What you need to do >>
Return the lines below exactly, from the first line to the line that contains "effect: Z = 1.09". Leave out pictures.

Material provided >>
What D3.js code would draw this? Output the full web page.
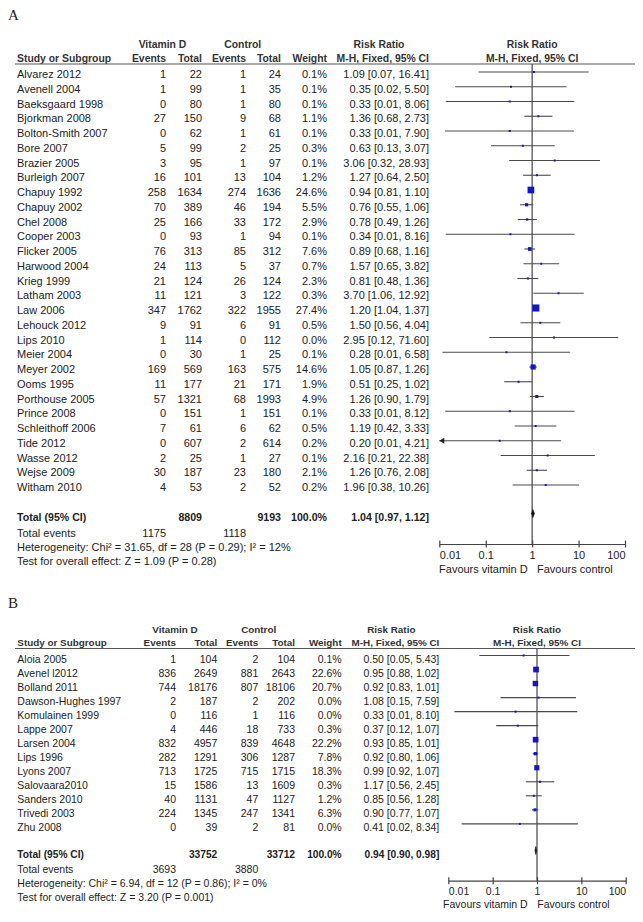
<!DOCTYPE html>
<html><head><meta charset="utf-8">
<script src="https://cdn.jsdelivr.net/npm/d3@7"></script>
<style>
body{margin:0;background:#fff}
svg{display:block;background:#fff}
text{font-family:"Liberation Sans",Arial,sans-serif;fill:#222}
</style>
</head><body>
<svg id="chart" width="643" height="922"></svg>
<script>
// ---------- Panel A data ----------
const studiesA = ["Alvarez 2012","Avenell 2004","Baeksgaard 1998","Bjorkman 2008","Bolton-Smith 2007","Bore 2007","Brazier 2005","Burleigh 2007","Chapuy 1992","Chapuy 2002","Chel 2008","Cooper 2003","Flicker 2005","Harwood 2004","Krieg 1999","Latham 2003","Law 2006","Lehouck 2012","Lips 2010","Meier 2004","Meyer 2002","Ooms 1995","Porthouse 2005","Prince 2008","Schleithoff 2006","Tide 2012","Wasse 2012","Wejse 2009","Witham 2010"];
const vitEventsA = [1,1,0,27,0,5,3,16,258,70,25,0,76,24,21,11,347,9,1,0,169,11,57,0,7,0,2,30,4];
const vitTotalA  = [22,99,80,150,62,99,95,101,1634,389,166,93,313,113,124,121,1762,91,114,30,569,177,1321,151,61,607,25,187,53];
const ctlEventsA = [1,1,1,9,1,2,1,13,274,46,33,1,85,5,26,3,322,6,0,1,163,21,68,1,6,2,1,23,2];
const ctlTotalA  = [24,35,80,68,61,25,97,104,1636,194,172,94,312,37,124,122,1955,91,112,25,575,171,1993,151,62,614,27,180,52];
const weightA    = [0.1,0.1,0.1,1.1,0.1,0.3,0.1,1.2,24.6,5.5,2.9,0.1,7.6,0.7,2.3,0.3,27.4,0.5,0.0,0.1,14.6,1.9,4.9,0.1,0.5,0.2,0.1,2.1,0.2];
const rrA        = [1.09,0.35,0.33,1.36,0.33,0.63,3.06,1.27,0.94,0.76,0.78,0.34,0.89,1.57,0.81,3.70,1.20,1.50,2.95,0.28,1.05,0.51,1.26,0.33,1.19,0.20,2.16,1.26,1.96];
const loA        = [0.07,0.022,0.0138,0.68,0.0132,0.13,0.32,0.64,0.81,0.55,0.49,0.0138,0.68,0.65,0.48,1.06,1.04,0.56,0.12,0.0117,0.87,0.25,0.90,0.0134,0.42,0.0097,0.21,0.76,0.38];
const hiA        = [16.41,5.50,8.06,2.73,7.90,3.07,28.93,2.50,1.10,1.06,1.26,8.16,1.16,3.82,1.36,12.92,1.37,4.04,71.60,6.58,1.26,1.02,1.79,8.12,3.33,4.21,22.38,2.08,10.26];
const totalsA = {vitTotal:"8809", ctlTotal:"9193", weight:"100.0%", rr:1.04, lo:0.97, hi:1.12, vitEvents:"1175", ctlEvents:"1118"};
const hetA  = "Heterogeneity: Chi\u00B2 = 31.65, df = 28 (P = 0.29); I\u00B2 = 12%";
const testA = "Test for overall effect: Z = 1.09 (P = 0.28)";

// ---------- Panel B data ----------
const studiesB = ["Aloia 2005","Avenel l2012","Bolland 2011","Dawson-Hughes 1997","Komulainen 1999","Lappe 2007","Larsen 2004","Lips 1996","Lyons 2007","Salovaara2010","Sanders 2010","Trivedi 2003","Zhu 2008"];
const vitEventsB = [1,836,744,2,0,4,832,282,713,15,40,224,0];
const vitTotalB  = [104,2649,18176,187,116,446,4957,1291,1725,1586,1131,1345,39];
const ctlEventsB = [2,881,807,2,1,18,839,306,715,13,47,247,2];
const ctlTotalB  = [104,2643,18106,202,116,733,4648,1287,1715,1609,1127,1341,81];
const weightB    = [0.1,22.6,20.7,0.0,0.0,0.3,22.2,7.8,18.3,0.3,1.2,6.3,0.0];
const rrB        = [0.50,0.95,0.92,1.08,0.33,0.37,0.93,0.92,0.99,1.17,0.85,0.90,0.41];
const loB        = [0.05,0.88,0.83,0.15,0.0137,0.12,0.85,0.80,0.92,0.56,0.56,0.77,0.02];
const hiB        = [5.43,1.02,1.01,7.59,8.10,1.07,1.01,1.06,1.07,2.45,1.28,1.07,8.34];
const totalsB = {vitTotal:"33752", ctlTotal:"33712", weight:"100.0%", rr:0.94, lo:0.90, hi:0.98, vitEvents:"3693", ctlEvents:"3880"};
const hetB  = "Heterogeneity: Chi\u00B2 = 6.94, df = 12 (P = 0.86); I\u00B2 = 0%";
const testB = "Test for overall effect: Z = 3.20 (P = 0.001)";

// ---------- shared ----------
const axisTicks = [0.01, 0.1, 1, 10, 100];
const tickLabels = ["0.01", "0.1", "1", "10", "100"];
const headerRow1 = ["Vitamin D", "Control", "Risk Ratio", "Risk Ratio"];
const headerRow2 = ["Study or Subgroup", "Events", "Total", "Events", "Total", "Weight", "M-H, Fixed, 95% CI", "M-H, Fixed, 95% CI"];
const favourLabels = ["Favours vitamin D", "Favours control"];

const svg = d3.select("#chart");
const f2 = d3.format(".2f");
const fw = d3.format(".1f");

function drawPanel(L, D) {
  const g = svg.append("g");
  const x = d3.scaleLog().domain([0.01, 100]).range(L.xr);
  const cx = x(1);
  const rowY = i => L.row0 + i * L.dy;
  const txt = (t, xx, yy, anchor, size, weight) => g.append("text")
      .attr("x", xx).attr("y", yy).attr("text-anchor", anchor || "start")
      .style("font-size", size + "px").style("font-weight", weight || "normal").text(t);

  // panel letter
  g.append("text").attr("x", 8).attr("y", L.letterY).text(L.letter)
    .style("font-family", "'Liberation Serif','Times New Roman',serif").style("font-size", "15px").style("fill", "#222");

  // headers
  const h1x = [L.cVit, L.cCtl, L.cRR, cx];
  headerRow1.forEach((t, i) => txt(t, h1x[i], L.h1, "middle", L.hfs, "bold").style("fill", "#333"));
  const h2x = [L.xName, L.xVE, L.xVT, L.xCE, L.xCT, L.xW, L.xCI, cx];
  const h2a = ["start", "end", "end", "end", "end", "end", "end", "middle"];
  headerRow2.forEach((t, i) => txt(t, h2x[i], L.h2, h2a[i], L.hfs, "bold").style("fill", "#333"));
  g.append("line").attr("x1", 15).attr("x2", 635).attr("y1", L.ul).attr("y2", L.ul)
    .attr("stroke", "#555").attr("stroke-width", 1.2);

  // rows
  const rows = D.names.map((n, i) => ({
    name: n, ve: D.ve[i], vt: D.vt[i], ce: D.ce[i], ct: D.ct[i], w: D.w[i],
    rr: D.rr[i], lo: D.lo[i], hi: D.hi[i], i: i
  }));
  const cols = [
    {x: L.xName, a: "start", f: d => d.name},
    {x: L.xVE, a: "end", f: d => d.ve},
    {x: L.xVT, a: "end", f: d => d.vt},
    {x: L.xCE, a: "end", f: d => d.ce},
    {x: L.xCT, a: "end", f: d => d.ct},
    {x: L.xW, a: "end", f: d => fw(d.w) + "%"},
    {x: L.xCI, a: "end", f: d => `${f2(d.rr)} [${f2(d.lo)}, ${f2(d.hi)}]`}
  ];
  cols.forEach(c => {
    g.append("g").selectAll("text").data(rows).join("text")
      .attr("x", c.x).attr("y", d => rowY(d.i)).attr("text-anchor", c.a)
      .style("font-size", L.fs + "px").text(c.f);
  });

  // vertical line of no effect
  g.append("line").attr("x1", cx).attr("x2", cx).attr("y1", L.ul).attr("y2", L.axisY)
    .attr("stroke", "#444").attr("stroke-width", 1.2);

  // CI lines
  g.append("g").selectAll("line").data(rows).join("line")
    .attr("x1", d => x(Math.max(d.lo, 0.01))).attr("x2", d => x(Math.min(d.hi, 100)))
    .attr("y1", d => rowY(d.i) - L.mo).attr("y2", d => rowY(d.i) - L.mo)
    .attr("stroke", "#4a4a4a").attr("stroke-width", 1.1);
  // arrows for truncated CI
  g.append("g").selectAll("path").data(rows.filter(d => d.lo < 0.01)).join("path")
    .attr("d", d => {
      const xx = x(0.01), yy = rowY(d.i) - L.mo;
      return `M${xx},${yy} L${xx + 5},${yy - 3} L${xx + 5},${yy + 3} Z`;
    }).attr("fill", "#222");
  // squares
  g.append("g").selectAll("rect").data(rows).join("rect")
    .attr("x", d => x(d.rr) - Math.max(2, L.k * Math.sqrt(d.w)) / 2)
    .attr("y", d => rowY(d.i) - L.mo - Math.max(2, L.k * Math.sqrt(d.w)) / 2)
    .attr("width", d => Math.max(2, L.k * Math.sqrt(d.w)))
    .attr("height", d => Math.max(2, L.k * Math.sqrt(d.w)))
    .attr("fill", "#1414c8");

  // totals
  const T = D.totals;
  txt("Total (95% CI)", L.xName, L.tY, "start", L.tfs, "bold");
  txt(T.vitTotal, L.xVT, L.tY, "end", L.tfs, "bold");
  txt(T.ctlTotal, L.xCT, L.tY, "end", L.tfs, "bold");
  txt(T.weight, L.xW, L.tY, "end", L.tfs, "bold");
  txt(`${f2(T.rr)} [${f2(T.lo)}, ${f2(T.hi)}]`, L.xCI, L.tY, "end", L.tfs, "bold");
  txt("Total events", L.xName, L.eY, "start", L.fs);
  txt(T.vitEvents, L.xVE, L.eY, "end", L.fs);
  txt(T.ctlEvents, L.xCE, L.eY, "end", L.fs);
  txt(D.het, L.xName, L.hY, "start", L.fs);
  txt(D.test, L.xName, L.zY, "start", L.fs);

  // summary diamond
  const dy = L.tY - L.dOff;
  g.append("path")
    .attr("d", `M${x(T.lo)},${dy} L${x(T.rr)},${dy - 4} L${x(T.hi)},${dy} L${x(T.rr)},${dy + 4} Z`)
    .attr("fill", "#111").attr("stroke", "#111").attr("stroke-width", 0.6);

  // axis
  const ax = g.append("g").attr("transform", `translate(0,${L.axisY})`)
    .call(d3.axisBottom(x).tickValues(axisTicks).tickFormat((d, i) => tickLabels[i]).tickSizeOuter(0).tickSizeInner(3.5));
  ax.select(".domain").attr("stroke", "#444").attr("stroke-width", 1.2);
  ax.selectAll(".tick line").attr("y1", -3.5).attr("y2", 3.5).attr("stroke", "#444").attr("stroke-width", 1.2);
  ax.selectAll(".tick text")
    .attr("y", L.tickDy).attr("dy", null)
    .attr("text-anchor", (d, i) => i === 0 ? "start" : (i === axisTicks.length - 1 ? "end" : "middle"))
    .style("font-size", L.fs + "px").style("font-family", "'Liberation Sans',Arial,sans-serif").attr("fill", "#222");
  txt(favourLabels[0], L.favL, L.favY, "end", L.fs);
  txt(favourLabels[1], L.favR, L.favY, "start", L.fs);
}

drawPanel({
  letter: "A", letterY: 20,
  xr: [439.3, 625], h1: 47.5, h2: 62, ul: 64,
  row0: 78, dy: 14.75, mo: 6, k: 1.35,
  fs: 11, hfs: 10.4, tfs: 10.6,
  xName: 17, xVE: 166, xVT: 202, xCE: 246, xCT: 281, xW: 327, xCI: 429,
  cVit: 162.5, cCtl: 242.7, cRR: 379,
  tY: 520.5, eY: 536.5, hY: 550.5, zY: 565, dOff: 7,
  axisY: 544, tickDy: 15, favY: 572.5, favL: 527.7, favR: 537
}, {
  names: studiesA, ve: vitEventsA, vt: vitTotalA, ce: ctlEventsA, ct: ctlTotalA,
  w: weightA, rr: rrA, lo: loA, hi: hiA, totals: totalsA, het: hetA, test: testA
});

drawPanel({
  letter: "B", letterY: 608,
  xr: [448.3, 625.7], h1: 632.5, h2: 646, ul: 648.5,
  row0: 662.5, dy: 14.03, mo: 7, k: 1.2,
  fs: 10.5, hfs: 9.9, tfs: 10.2,
  xName: 17.3, xVE: 176, xVT: 217.3, xCE: 258.3, xCT: 295, xW: 341.7, xCI: 439.3,
  cVit: 175, cCtl: 258.7, cRR: 391.3,
  tY: 858, eY: 873.3, hY: 887, zY: 900.7, dOff: 7.5,
  axisY: 880.7, tickDy: 14, favY: 907.5, favL: 527.7, favR: 537.3
}, {
  names: studiesB, ve: vitEventsB, vt: vitTotalB, ce: ctlEventsB, ct: ctlTotalB,
  w: weightB, rr: rrB, lo: loB, hi: hiB, totals: totalsB, het: hetB, test: testB
});
</script>
</body></html>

Written response >>
What D3.js code would draw this? Output the full web page.
<!DOCTYPE html>
<html><head><meta charset="utf-8">
<script src="https://cdn.jsdelivr.net/npm/d3@7"></script>
<style>
body{margin:0;background:#fff}
svg{display:block;background:#fff}
text{font-family:"Liberation Sans",Arial,sans-serif;fill:#222}
</style>
</head><body>
<svg id="chart" width="643" height="922"></svg>
<script>
// ---------- Panel A data ----------
const studiesA = ["Alvarez 2012","Avenell 2004","Baeksgaard 1998","Bjorkman 2008","Bolton-Smith 2007","Bore 2007","Brazier 2005","Burleigh 2007","Chapuy 1992","Chapuy 2002","Chel 2008","Cooper 2003","Flicker 2005","Harwood 2004","Krieg 1999","Latham 2003","Law 2006","Lehouck 2012","Lips 2010","Meier 2004","Meyer 2002","Ooms 1995","Porthouse 2005","Prince 2008","Schleithoff 2006","Tide 2012","Wasse 2012","Wejse 2009","Witham 2010"];
const vitEventsA = [1,1,0,27,0,5,3,16,258,70,25,0,76,24,21,11,347,9,1,0,169,11,57,0,7,0,2,30,4];
const vitTotalA  = [22,99,80,150,62,99,95,101,1634,389,166,93,313,113,124,121,1762,91,114,30,569,177,1321,151,61,607,25,187,53];
const ctlEventsA = [1,1,1,9,1,2,1,13,274,46,33,1,85,5,26,3,322,6,0,1,163,21,68,1,6,2,1,23,2];
const ctlTotalA  = [24,35,80,68,61,25,97,104,1636,194,172,94,312,37,124,122,1955,91,112,25,575,171,1993,151,62,614,27,180,52];
const weightA    = [0.1,0.1,0.1,1.1,0.1,0.3,0.1,1.2,24.6,5.5,2.9,0.1,7.6,0.7,2.3,0.3,27.4,0.5,0.0,0.1,14.6,1.9,4.9,0.1,0.5,0.2,0.1,2.1,0.2];
const rrA        = [1.09,0.35,0.33,1.36,0.33,0.63,3.06,1.27,0.94,0.76,0.78,0.34,0.89,1.57,0.81,3.70,1.20,1.50,2.95,0.28,1.05,0.51,1.26,0.33,1.19,0.20,2.16,1.26,1.96];
const loA        = [0.07,0.022,0.0138,0.68,0.0132,0.13,0.32,0.64,0.81,0.55,0.49,0.0138,0.68,0.65,0.48,1.06,1.04,0.56,0.12,0.0117,0.87,0.25,0.90,0.0134,0.42,0.0097,0.21,0.76,0.38];
const hiA        = [16.41,5.50,8.06,2.73,7.90,3.07,28.93,2.50,1.10,1.06,1.26,8.16,1.16,3.82,1.36,12.92,1.37,4.04,71.60,6.58,1.26,1.02,1.79,8.12,3.33,4.21,22.38,2.08,10.26];
const totalsA = {vitTotal:"8809", ctlTotal:"9193", weight:"100.0%", rr:1.04, lo:0.97, hi:1.12, vitEvents:"1175", ctlEvents:"1118"};
const hetA  = "Heterogeneity: Chi\u00B2 = 31.65, df = 28 (P = 0.29); I\u00B2 = 12%";
const testA = "Test for overall effect: Z = 1.09 (P = 0.28)";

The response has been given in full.